Former House Speaker Kirk Adams (Photo by Ryan Cook/RJ Cook Photography)

Former House Speaker Kirk Adams (Photo by Ryan Cook/RJ Cook Photography)

After more than three hours of discussion, debate and voting, three potential replacements for former House Speaker Kirk Adams were chosen.

Precinct committeemen in Legislative District 19 nominated Charles “Charlie” Brown, Barbara Parker and Justin Pierce to fill the legislative vacancy created when Adams resigned in late April to seek a congressional seat.

The final replacement will be selected by the Maricopa County Board of Supervisors, though it is not yet known when that panel will make its selection. Because the Legislature is not in session, state law does not require the supervisors to act in a specific time frame.

In all, 11 candidates vied for the chance to win an appointment to the House of Representatives. The others were: Ron Bailly, David Farnsworth, Rex Griswold, Dave Johnson, Paul Petersen, Linda Stapley-Williams, Jaquetta Wick and Tom Wilkinson.

Pierce, the son of Corporation Commissioner Gary Pierce – who himself held an LD19 House seat for six years – won the support of precinct committeemen during the first round of voting. Griswold, who received the least number of votes, was eliminated.

Pierce told the crowd he aims to help keep state government spending under control if he is appointed to the Legislature.

“We have a lot of tough decisions we need to make, but they’re very important decisions,” he said.

In the second round of voting, a majority of the committeemen voted for Parker, while Wilkinson was eliminated.

Parker emphasized that her top priority was to balance the budget, particularly by eliminating waste and mismanagement in the state’s public health care and education systems.

“Those are the two huge parts of our budget, but no one wants to cut them,” she said, adding that it would be better to make them more efficient rather than just making cuts.

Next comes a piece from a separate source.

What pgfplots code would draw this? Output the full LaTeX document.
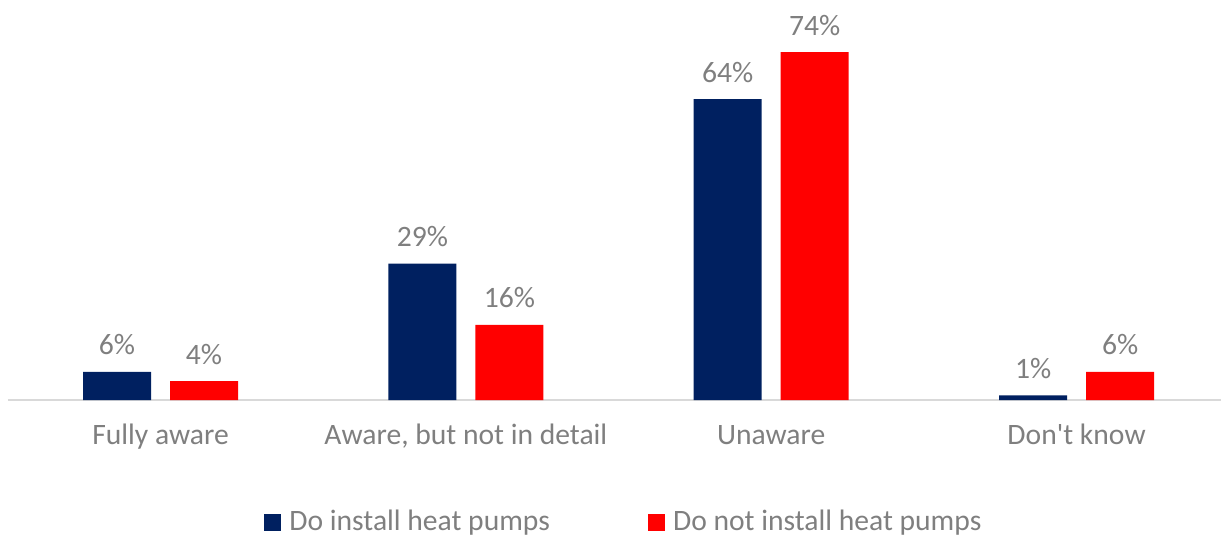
\documentclass[border=0pt]{standalone}
\usepackage{pgfplots}
\pgfplotsset{compat=1.18}
\usepackage{fontspec}
\setmainfont{Carlito}
\definecolor{navy}{HTML}{002060}
\definecolor{redbar}{HTML}{FF0000}
\definecolor{txt}{HTML}{7F7F7F}
\definecolor{axisgray}{HTML}{D9D9D9}
\begin{document}
\begin{tikzpicture}
\path[use as bounding box] (-4pt,-68pt) rectangle (606.5pt,200pt);
\begin{axis}[
  at={(0,0)}, anchor=south west,
  scale only axis, width=606.5pt, height=200pt,
  xmin=-0.4995, xmax=3.473, ymin=0, ymax=85.1,
  /pgf/number format/assume math mode=true,
  axis y line=none,
  axis x line*=bottom,
  x axis line style={axisgray, line width=1pt, -},
  xtick={0,1,2,3},
  xticklabels={Fully aware, {Aware, but not in detail}, Unaware, Don\textquotesingle t know},
  major tick length=0pt,
  xticklabel style={text=txt, font=\fontsize{14.8}{17}\selectfont, anchor=base, yshift=-22pt},
  ybar, bar width=34pt,
  nodes near coords={\pgfmathprintnumber{\pgfplotspointmeta}\%},
  every node near coord/.append style={font=\fontsize{14.8}{17}\selectfont, text=txt, anchor=base, yshift=8.5pt},
  legend style={at={(0.5086,-0.305)}, anchor=center, draw=none, fill=none,
    legend columns=2, font=\fontsize{14.8}{17}\selectfont, text=txt,
    /tikz/every even column/.append style={column sep=47pt}},
  legend image code/.code={\fill[#1] (0pt,-4.25pt) rectangle (8.5pt,4.25pt); \path (10.5pt,0pt);},
  clip=false,
]
\addplot[fill=navy, draw=none, bar shift=-21.75pt] coordinates {(0,6) (1,29) (2,64) (3,1)};
\addplot[fill=redbar, draw=none, bar shift=21.75pt] coordinates {(0,4) (1,16) (2,74) (3,6)};
\legend{Do install heat pumps, Do not install heat pumps}
\end{axis}
\end{tikzpicture}
\end{document}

After the third round of voting, there were only two candidates remaining: Johnson and Brown, who had received the most votes of the seven candidates, but fell short of winning the support needed to make the final list. Wick, who had not received any votes, was eliminated; Bailly, Farnsworth, Petersen and Stapley-Williams withdrew from the race.

Brown was chosen as the final candidate on the fourth round of voting.

He said he didn’t really have any “grandiose plan” if he ends up in the Legislature.

“I’m not an abrasive guy, and I want to make friends – Democrat or Republican,” he said. “There’s a lot of teaching we can do for each other.”

The voting went surprisingly smoothly, said Arizona Republican Party Executive Director Brett Mecum, considering the 11 candidates was more than he had seen in any other replacement races.

“We were prepared for the worst. We were prepared to go eight rounds,” Mecum said. The fact that candidates quickly got majorities was a testament to their ability to campaign, he added.